Suggesting a strangled, Edvard Munch-evoking scream, “The Revisionaries” does all it can to maintain an objective perspective on the Texas textbook battle — the ongoing crusade by creationists to rewrite science, history and education itself — but always stays one unsteady step away from hysteria. The urgency of the docu’s message and its proximity to the upcoming presidential election should put it on the theatrical curriculum, although a blue-state/red-state division should be expected, particularly given how deftly helmer Scott Thurman lets his fundamentalist subjects bury themselves in dopiness and double-talk.
“Someone has to stand up to these experts,” Texas State Board of Education chairman Don McLeroy all but sputters, as he and other right-leaning board members dismiss the testimony of scientists, academics and even those without an evident agenda, while consistently denying they have one of their own. McLeroy, an amiable dentist, is an avowed young-earth creationist who believes the world is only 6,000 years old. His most vocal ally, Cynthia Dunbar, a product of Pat Robertson’s and Jerry Falwell’s institutions of higher learning, teaches law at Liberty U., speaks at fundamentalist Christian rallies and is an acknowledged voice against the evils of secular humanism. The other board members are essentially feckless, although their feet are kept to the fire by the likes of Kathy Miller, the head of the liberal Texas Freedom Network, and Ron Wetherington, an anthropologist at Southern Methodist U., who does so much weary head-shaking he probably needs a neck brace.
Texas is a principal battleground in the creationists-vs.-evolutionists debate because textbook publishers don’t want to mess with such a huge market for their wares, giving the state’s decision national implications. What the film asks is whether people like Dunbar, with her very obvious strategy, or McLeroy, who visibly struggles to keep contradictory arguments in his head at the same time, should be deciding the fate of U.S. education. At a time when American students are already seen as trailing their international counterparts, the Texas “revisionaries” are intent on subjecting them not just to inferior learning but to ridicule. “The Revisionaries” doesn’t preach, but it doesn’t need to in order to make its major point.
Thurman bends over backward to maintain something resembling objectivity, and religious belief is never ridiculed. But McLeroy and Co.’s insistence that you can’t prove evolution by showing the missing links between fossil species is illogical enough to invite critique; Thurman’s struggle here involves reconciling one way of thinking (science, based on evidence) with another (religion, based on faith).
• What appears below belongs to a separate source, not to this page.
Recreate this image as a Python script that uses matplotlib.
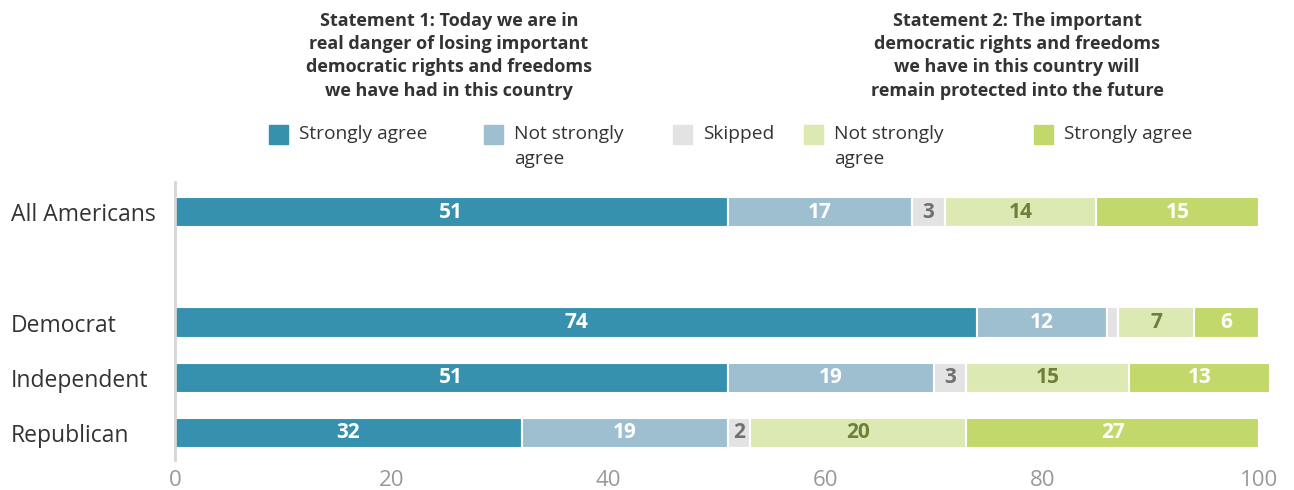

The film’s most troubling moments occur not in the sequences concerning science text but in those concerning social studies, including what became a much-publicized 2010 excision of Thomas Jefferson from one book because of his contempt for organized religion (Dunbar insisted that his words be replaced with those of Thomas Aquinas, John Calvin and William Blackstone). “The Revisionaries” is something of a horror story for those who think a respect for ignorance is becoming institutionalized by certain political parties and forces that encourage a contempt for knowledge. Thurman’s docu is a cautionary tale, but not for Texas, where the battle seems already to be lost.
Production values are tops, particularly the lensing by Thurman and Zac Sprague, capturing not only the colorful debate on the board but the often bewildered reactions elsewhere. Jawad Metni’s editing is also tops.